▶ [EXERCISE PROMPT] Leave the pictures out and quote every line from the start of the listing to the line with "3000, 2000, 1200, 700, 400, 200, 120, 80, 50, 40];", inclusive.
Start of DATA SECTION
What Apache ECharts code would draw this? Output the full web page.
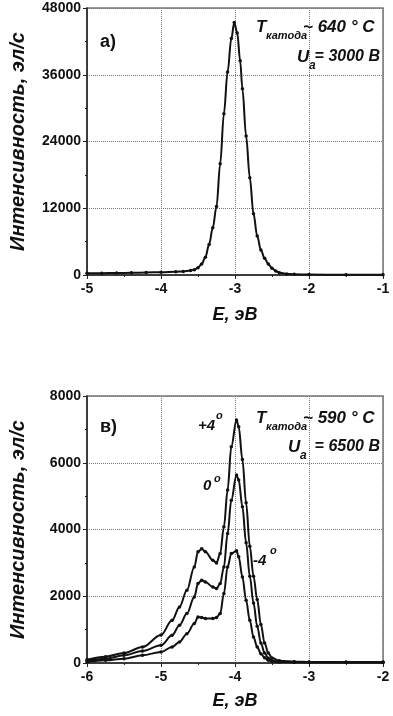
<!DOCTYPE html>
<html>
<head>
<meta charset="utf-8">
<script src="https://cdn.jsdelivr.net/npm/echarts@6/dist/echarts.min.js"></script>
<style>
  html, body { margin: 0; padding: 0; background: #fff; }
  #chart { width: 393px; height: 716px; }
</style>
</head>
<body>
<div id="chart"></div>
<script>
// panel a) - single peak
var topE = [-5, -4.8, -4.6, -4.4, -4.2, -4, -3.8, -3.7, -3.6, -3.55, -3.5, -3.45, -3.4, -3.35, -3.3,
    -3.25, -3.2, -3.15, -3.1, -3.05, -3.01, -2.97, -2.93, -2.9, -2.85, -2.8, -2.75, -2.7, -2.65,
    -2.6, -2.55, -2.5, -2.45, -2.4, -2.3, -2.2, -2, -1.5, -1];
var topI = [300, 330, 360, 400, 450, 500, 580, 650, 800, 950, 1300, 2000, 3200, 5500, 8500,
    12300, 20000, 29000, 36500, 42500, 45400, 43500, 38500, 33500, 25000, 17500, 11000, 7000, 4500,
    3000, 2000, 1200, 700, 400, 200, 120, 80, 50, 40];

// panel в) - three angles
var botE = [-6, -5.75, -5.5, -5.25, -5, -4.85, -4.75, -4.65, -4.55, -4.5, -4.45, -4.4, -4.3, -4.25,
    -4.2, -4.15, -4.1, -4.05, -3.98, -3.95, -3.9, -3.85, -3.8, -3.75, -3.7, -3.65, -3.6, -3.55,
    -3.5, -3.4, -3.2, -3.0, -2.5, -2.0];
var botP4 = [100, 190, 300, 480, 840, 1280, 1680, 2180, 2880, 3330, 3420, 3330, 3080, 3000,
    3280, 4080, 5180, 6480, 7280, 7080, 6100, 4800, 3500, 2600, 1900, 1150, 600, 300,
    150, 70, 40, 30, 25, 20];
var bot0 = [60, 130, 230, 360, 530, 830, 1130, 1480, 1980, 2380, 2480, 2430, 2280, 2230,
    2380, 2880, 3880, 4880, 5630, 5480, 4680, 3600, 2600, 1800, 1100, 600, 300, 140,
    70, 40, 30, 25, 20, 20];
var botM4 = [30, 80, 130, 230, 330, 480, 630, 880, 1180, 1380, 1360, 1330, 1330, 1360,
    1480, 2080, 2880, 3280, 3360, 3180, 2580, 1880, 1280, 780, 480, 280, 160, 80,
    50, 30, 25, 20, 20, 20];

var topYTicks = [0, 48000, 12000];
var botYTicks = [0, 8000, 2000];
var topXRange = [-5, -1];
var botXRange = [-6, -2];

var FONT = '"Liberation Sans", Arial, sans-serif';

function pairs(xs, ys) {
    return xs.map(function (x, i) { return [x, ys[i]]; });
}

function xAxisOf(idx, range) {
    return {
        type: 'value', gridIndex: idx, min: range[0], max: range[1], interval: 1,
        name: 'E, эВ', nameLocation: 'middle', nameGap: idx === 0 ? 31 : 29,
        nameTextStyle: {fontFamily: FONT, fontSize: 18, fontWeight: 'bold', fontStyle: 'italic', color: '#111'},
        axisLine: {onZero: false, lineStyle: {color: '#222', width: 1.5}},
        axisTick: {show: true, inside: false, length: 4, lineStyle: {color: '#222'}},
        minorTick: {show: true, splitNumber: 2, length: 2, lineStyle: {color: '#222'}},
        axisLabel: {margin: 7, fontFamily: FONT, fontSize: 14, fontWeight: 'bold', color: '#111',
            formatter: function (v) { return String(v); }},
        splitLine: {show: true, lineStyle: {type: 'dotted', color: '#777', width: 1}}
    };
}

function yAxisOf(idx, t) {
    return {
        type: 'value', gridIndex: idx, min: t[0], max: t[1], interval: t[2],
        name: 'Интенсивность, эл/с', nameLocation: 'middle', nameGap: 59, nameRotate: 90,
        nameTextStyle: {fontFamily: FONT, fontSize: 20, fontWeight: 'bold', fontStyle: 'italic', color: '#111'},
        axisLine: {show: true, lineStyle: {color: '#222', width: 1.5}},
        axisTick: {show: true, inside: false, length: 4, lineStyle: {color: '#222'}},
        minorTick: {show: true, splitNumber: 2, length: 2, lineStyle: {color: '#222'}},
        axisLabel: {margin: 6, fontFamily: FONT, fontSize: 14, fontWeight: 'bold', color: '#111',
            formatter: function (v) { return String(v); }},
        splitLine: {show: true, lineStyle: {type: 'dotted', color: '#777', width: 1}}
    };
}

function line(idx, data) {
    return {
        type: 'line', xAxisIndex: idx, yAxisIndex: idx, data: data,
        smooth: 0.35, smoothMonotone: 'x',
        symbol: 'circle', symbolSize: 3.5, showSymbol: true,
        lineStyle: {color: '#111', width: 2},
        itemStyle: {color: '#111'},
        animation: false
    };
}

function txt(pos, text, size, italic, bold) {
    var o = {type: 'text', top: pos.top, style: {
        text: text, fill: '#111',
        font: (italic ? 'italic ' : '') + (bold === false ? '' : 'bold ') + size + 'px ' + FONT
    }};
    if (pos.left != null) o.left = pos.left;
    if (pos.right != null) o.right = pos.right;
    return o;
}

var chart = echarts.init(document.getElementById('chart'));
chart.setOption({
    animation: false,
    backgroundColor: '#fff',
    grid: [
        {left: 77, right: 10, top: 8, height: 267, show: true, borderColor: '#777', borderWidth: 1.5},
        {left: 77, right: 10, top: 396, height: 267, show: true, borderColor: '#777', borderWidth: 1.5}
    ],
    xAxis: [xAxisOf(0, topXRange), xAxisOf(1, botXRange)],
    yAxis: [yAxisOf(0, topYTicks), yAxisOf(1, botYTicks)],
    series: [
        line(0, pairs(topE, topI)),
        line(1, pairs(botE, botP4)),
        line(1, pairs(botE, bot0)),
        line(1, pairs(botE, botM4))
    ],
    graphic: [
        txt({left: 100, top: 33}, 'а)', 18, false),
        txt({left: 256, top: 19}, 'T', 17, true),
        txt({left: 266, top: 30}, 'катода', 11, true),
        txt({left: 303, top: 19}, '~ 640 ° C', 17, true),
        txt({left: 297, top: 49}, 'U', 17, true),
        txt({left: 309, top: 60}, 'a', 12, true),
        txt({right: 13, top: 49}, '= 3000 B', 16, true),

        txt({left: 100, top: 418}, 'в)', 18, false),
        txt({left: 256, top: 410}, 'T', 17, true),
        txt({left: 266, top: 421}, 'катода', 11, true),
        txt({left: 303, top: 410}, '~ 590 ° C', 17, true),
        txt({left: 288, top: 439}, 'U', 17, true),
        txt({left: 300, top: 450}, 'a', 12, true),
        txt({right: 13, top: 439}, '= 6500 B', 16, true),

        txt({left: 198, top: 418}, '+4', 15, true),
        txt({left: 216, top: 410}, 'o', 11, true),
        txt({left: 203, top: 478}, '0', 15, true),
        txt({left: 214, top: 473}, 'o', 11, true),
        txt({left: 253, top: 553}, '-4', 15, true),
        txt({left: 270, top: 545}, 'o', 11, true)
    ]
});
</script>
</body>
</html>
End of DATA SECTION
▶ [SOLUTION FOR THIS PROBLEM]
What Apache ECharts code would draw this? Output the full web page.
<!DOCTYPE html>
<html>
<head>
<meta charset="utf-8">
<script src="https://cdn.jsdelivr.net/npm/echarts@6/dist/echarts.min.js"></script>
<style>
  html, body { margin: 0; padding: 0; background: #fff; }
  #chart { width: 393px; height: 716px; }
</style>
</head>
<body>
<div id="chart"></div>
<script>
// panel a) - single peak
var topE = [-5, -4.8, -4.6, -4.4, -4.2, -4, -3.8, -3.7, -3.6, -3.55, -3.5, -3.45, -3.4, -3.35, -3.3,
    -3.25, -3.2, -3.15, -3.1, -3.05, -3.01, -2.97, -2.93, -2.9, -2.85, -2.8, -2.75, -2.7, -2.65,
    -2.6, -2.55, -2.5, -2.45, -2.4, -2.3, -2.2, -2, -1.5, -1];
var topI = [300, 330, 360, 400, 450, 500, 580, 650, 800, 950, 1300, 2000, 3200, 5500, 8500,
    12300, 20000, 29000, 36500, 42500, 45400, 43500, 38500, 33500, 25000, 17500, 11000, 7000, 4500,
    3000, 2000, 1200, 700, 400, 200, 120, 80, 50, 40];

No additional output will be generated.